*Goal*. Output every line exactly as written. Leave out pictures.

*Dataset section*.
+---+
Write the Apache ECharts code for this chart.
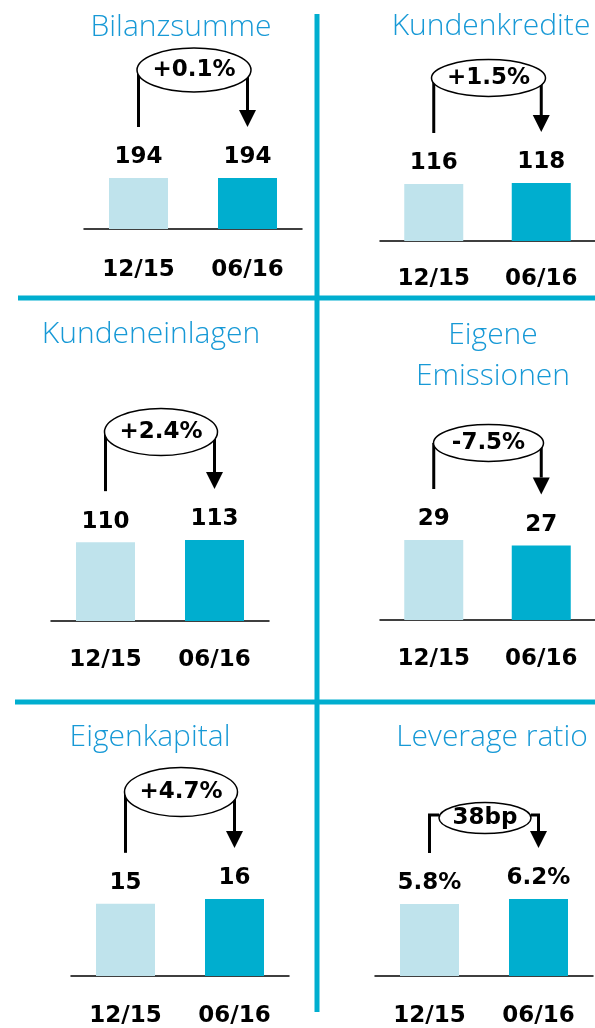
<!DOCTYPE html>
<html>
<head>
<meta charset="utf-8">
<script src="https://cdn.jsdelivr.net/npm/echarts@6/dist/echarts.min.js"></script>
<style>
  html, body { margin: 0; padding: 0; background: #fff; }
  #chart { width: 595px; height: 1028px; }
</style>
</head>
<body>
<div id="chart"></div>
<script>
// data
const categories = ['12/15', '06/16'];
const titles = ['Bilanzsumme', 'Kundenkredite', 'Kundeneinlagen', 'Eigene\nEmissionen', 'Eigenkapital', 'Leverage ratio'];
const bilanzsumme = [194, 194];
const kundenkredite = [116, 118];
const kundeneinlagen = [110, 113];
const eigeneEmissionen = [29, 27];
const eigenkapital = [15, 16];
const leverageRatio = [5.8, 6.2];
const valueSuffix = ['', '', '', '', '', '%'];
const changes = ['+0.1%', '+1.5%', '+2.4%', '-7.5%', '+4.7%', '38bp'];

const values = [bilanzsumme, kundenkredite, kundeneinlagen, eigeneEmissionen, eigenkapital, leverageRatio];

// layout per panel (pixels)
const panels = [
  { left: 84,  barTop: 178, axisY: 229, titleX: 181, titleTop: 7,   margin: 30, lift: 108, rx: 57,   ry: 22 },
  { left: 380, barTop: 183, axisY: 241, titleX: 491, titleTop: 6,   margin: 27, lift: 105, rx: 57,   ry: 18.5 },
  { left: 51,  barTop: 540, axisY: 621, titleX: 151, titleTop: 314, margin: 28, lift: 108, rx: 56.5, ry: 23.5 },
  { left: 380, barTop: 540, axisY: 620, titleX: 493, titleTop: 315, margin: 28, lift: 97,  rx: 55,   ry: 18.5 },
  { left: 71,  barTop: 899, axisY: 979, titleX: 150, titleTop: 717, margin: 29, lift: 107, rx: 56.5, ry: 24.5 },
  { left: 375, barTop: 899, axisY: 979, titleX: 492, titleTop: 717, margin: 29, lift: 81,  rx: 46,   ry: 15.5, bracket: true }
];

const barColors = ['#bfe3ec', '#00aecf'];
const cyan = '#00aecf';
const titleBlue = '#1799d6';
const BOLD = 'DejaVu Sans';

const chart = echarts.init(document.getElementById('chart'));

const option = {
  animation: false,
  backgroundColor: '#fff',
  title: panels.map((p, i) => ({
    text: titles[i],
    left: p.titleX,
    top: p.titleTop,
    textAlign: 'center',
    padding: 0,
    textStyle: {
      fontFamily: 'Open Sans',
      fontWeight: 300,
      fontSize: 30,
      lineHeight: 41,
      color: titleBlue
    }
  })),
  grid: panels.map(p => ({
    left: p.left,
    width: 218,
    top: p.barTop,
    height: p.axisY - p.barTop
  })),
  xAxis: panels.map((p, i) => ({
    type: 'category',
    gridIndex: i,
    data: categories,
    axisTick: { show: false },
    axisLine: { lineStyle: { color: '#000', width: 1.5 } },
    axisLabel: {
      margin: p.margin,
      color: '#000',
      fontFamily: BOLD,
      fontWeight: 'bold',
      fontSize: 23
    }
  })),
  yAxis: panels.map((p, i) => ({
    type: 'value',
    gridIndex: i,
    min: 0,
    max: v => v.max,
    show: false
  })),
  series: values.map((vals, i) => ({
    type: 'bar',
    xAxisIndex: i,
    yAxisIndex: i,
    data: vals,
    barWidth: 59,
    itemStyle: { color: params => barColors[params.dataIndex] },
    label: {
      show: true,
      position: 'top',
      distance: 9,
      formatter: params => params.value + valueSuffix[i],
      color: '#000',
      fontFamily: BOLD,
      fontWeight: 'bold',
      fontSize: 23
    }
  }))
};

chart.setOption(option);

// dividers + change annotations, placed from the bar positions
const graphic = [
  { type: 'line', shape: { x1: 317, y1: 14, x2: 317, y2: 1012 }, style: { stroke: cyan, lineWidth: 5 } },
  { type: 'line', shape: { x1: 18, y1: 298, x2: 595, y2: 298 }, style: { stroke: cyan, lineWidth: 5 } },
  { type: 'line', shape: { x1: 15, y1: 702, x2: 595, y2: 702 }, style: { stroke: cyan, lineWidth: 5 } }
];

const head = 17;
panels.forEach((p, i) => {
  const a = chart.convertToPixel({ seriesIndex: i }, [0, values[i][0]]);
  const b = chart.convertToPixel({ seriesIndex: i }, [1, values[i][1]]);
  const cy = Math.min(a[1], b[1]) - p.lift;
  const cx = (a[0] + b[0]) / 2 + 1;
  const endA = a[1] - 51;
  const endB = b[1] - 51;
  const stroke = { stroke: '#000', lineWidth: 3, fill: null };

  if (p.bracket) {
    const by = cy - 3;
    graphic.push({ type: 'polyline', shape: { points: [[cx - p.rx, by], [a[0], by], [a[0], endA]] }, style: stroke });
    graphic.push({ type: 'polyline', shape: { points: [[cx + p.rx, by], [b[0], by], [b[0], endB - head]] }, style: stroke });
  } else {
    graphic.push({ type: 'polyline', shape: { points: [[a[0], cy], [a[0], endA]] }, style: stroke });
    graphic.push({ type: 'polyline', shape: { points: [[b[0], cy], [b[0], endB - head]] }, style: stroke });
  }
  graphic.push({
    type: 'polygon',
    shape: { points: [[b[0] - head / 2, endB - head], [b[0] + head / 2, endB - head], [b[0], endB]] },
    style: { fill: '#000' }
  });
  graphic.push({
    type: 'ellipse',
    shape: { cx: cx, cy: cy, rx: p.rx, ry: p.ry },
    style: { fill: '#fff', stroke: '#000', lineWidth: 1.5 },
    z: 10
  });
  graphic.push({
    type: 'text',
    x: cx,
    y: cy,
    z: 11,
    style: {
      text: changes[i],
      align: 'center',
      verticalAlign: 'middle',
      fill: '#000',
      font: 'bold 23px "DejaVu Sans"'
    }
  });
});

chart.setOption({ graphic: graphic });
</script>
</body>
</html>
+---+
*Task output*.
Write the Apache ECharts code for this chart.
<!DOCTYPE html>
<html>
<head>
<meta charset="utf-8">
<script src="https://cdn.jsdelivr.net/npm/echarts@6/dist/echarts.min.js"></script>
<style>
  html, body { margin: 0; padding: 0; background: #fff; }
  #chart { width: 595px; height: 1028px; }
</style>
</head>
<body>
<div id="chart"></div>
<script>
// data
const categories = ['12/15', '06/16'];
const titles = ['Bilanzsumme', 'Kundenkredite', 'Kundeneinlagen', 'Eigene\nEmissionen', 'Eigenkapital', 'Leverage ratio'];
const bilanzsumme = [194, 194];
const kundenkredite = [116, 118];
const kundeneinlagen = [110, 113];
const eigeneEmissionen = [29, 27];
const eigenkapital = [15, 16];
const leverageRatio = [5.8, 6.2];
const valueSuffix = ['', '', '', '', '', '%'];
const changes = ['+0.1%', '+1.5%', '+2.4%', '-7.5%', '+4.7%', '38bp'];

const values = [bilanzsumme, kundenkredite, kundeneinlagen, eigeneEmissionen, eigenkapital, leverageRatio];

// layout per panel (pixels)
const panels = [
  { left: 84,  barTop: 178, axisY: 229, titleX: 181, titleTop: 7,   margin: 30, lift: 108, rx: 57,   ry: 22 },
  { left: 380, barTop: 183, axisY: 241, titleX: 491, titleTop: 6,   margin: 27, lift: 105, rx: 57,   ry: 18.5 },
  { left: 51,  barTop: 540, axisY: 621, titleX: 151, titleTop: 314, margin: 28, lift: 108, rx: 56.5, ry: 23.5 },
  { left: 380, barTop: 540, axisY: 620, titleX: 493, titleTop: 315, margin: 28, lift: 97,  rx: 55,   ry: 18.5 },
  { left: 71,  barTop: 899, axisY: 979, titleX: 150, titleTop: 717, margin: 29, lift: 107, rx: 56.5, ry: 24.5 },
  { left: 375, barTop: 899, axisY: 979, titleX: 492, titleTop: 717, margin: 29, lift: 81,  rx: 46,   ry: 15.5, bracket: true }
];

const barColors = ['#bfe3ec', '#00aecf'];
const cyan = '#00aecf';
const titleBlue = '#1799d6';
const BOLD = 'DejaVu Sans';

const chart = echarts.init(document.getElementById('chart'));

const option = {
  animation: false,
  backgroundColor: '#fff',
  title: panels.map((p, i) => ({
    text: titles[i],
    left: p.titleX,
    top: p.titleTop,
    textAlign: 'center',
    padding: 0,
    textStyle: {
      fontFamily: 'Open Sans',
      fontWeight: 300,
      fontSize: 30,
      lineHeight: 41,
      color: titleBlue
    }
  })),
  grid: panels.map(p => ({
    left: p.left,
    width: 218,
    top: p.barTop,
    height: p.axisY - p.barTop
  })),
  xAxis: panels.map((p, i) => ({
    type: 'category',
    gridIndex: i,
    data: categories,
    axisTick: { show: false },
    axisLine: { lineStyle: { color: '#000', width: 1.5 } },
    axisLabel: {
      margin: p.margin,
      color: '#000',
      fontFamily: BOLD,
      fontWeight: 'bold',
      fontSize: 23
    }
  })),
  yAxis: panels.map((p, i) => ({
    type: 'value',
    gridIndex: i,
    min: 0,
    max: v => v.max,
    show: false
  })),
  series: values.map((vals, i) => ({
    type: 'bar',
    xAxisIndex: i,
    yAxisIndex: i,
    data: vals,
    barWidth: 59,
    itemStyle: { color: params => barColors[params.dataIndex] },
    label: {
      show: true,
      position: 'top',
      distance: 9,
      formatter: params => params.value + valueSuffix[i],
      color: '#000',
      fontFamily: BOLD,
      fontWeight: 'bold',
      fontSize: 23
    }
  }))
};

chart.setOption(option);

// dividers + change annotations, placed from the bar positions
const graphic = [
  { type: 'line', shape: { x1: 317, y1: 14, x2: 317, y2: 1012 }, style: { stroke: cyan, lineWidth: 5 } },
  { type: 'line', shape: { x1: 18, y1: 298, x2: 595, y2: 298 }, style: { stroke: cyan, lineWidth: 5 } },
  { type: 'line', shape: { x1: 15, y1: 702, x2: 595, y2: 702 }, style: { stroke: cyan, lineWidth: 5 } }
];

const head = 17;
panels.forEach((p, i) => {
  const a = chart.convertToPixel({ seriesIndex: i }, [0, values[i][0]]);
  const b = chart.convertToPixel({ seriesIndex: i }, [1, values[i][1]]);
  const cy = Math.min(a[1], b[1]) - p.lift;
  const cx = (a[0] + b[0]) / 2 + 1;
  const endA = a[1] - 51;
  const endB = b[1] - 51;
  const stroke = { stroke: '#000', lineWidth: 3, fill: null };

  if (p.bracket) {
    const by = cy - 3;
    graphic.push({ type: 'polyline', shape: { points: [[cx - p.rx, by], [a[0], by], [a[0], endA]] }, style: stroke });
    graphic.push({ type: 'polyline', shape: { points: [[cx + p.rx, by], [b[0], by], [b[0], endB - head]] }, style: stroke });
  } else {
    graphic.push({ type: 'polyline', shape: { points: [[a[0], cy], [a[0], endA]] }, style: stroke });
    graphic.push({ type: 'polyline', shape: { points: [[b[0], cy], [b[0], endB - head]] }, style: stroke });
  }
  graphic.push({
    type: 'polygon',
    shape: { points: [[b[0] - head / 2, endB - head], [b[0] + head / 2, endB - head], [b[0], endB]] },
    style: { fill: '#000' }
  });
  graphic.push({
    type: 'ellipse',
    shape: { cx: cx, cy: cy, rx: p.rx, ry: p.ry },
    style: { fill: '#fff', stroke: '#000', lineWidth: 1.5 },
    z: 10
  });
  graphic.push({
    type: 'text',
    x: cx,
    y: cy,
    z: 11,
    style: {
      text: changes[i],
      align: 'center',
      verticalAlign: 'middle',
      fill: '#000',
      font: 'bold 23px "DejaVu Sans"'
    }
  });
});

chart.setOption({ graphic: graphic });
</script>
</body>
</html>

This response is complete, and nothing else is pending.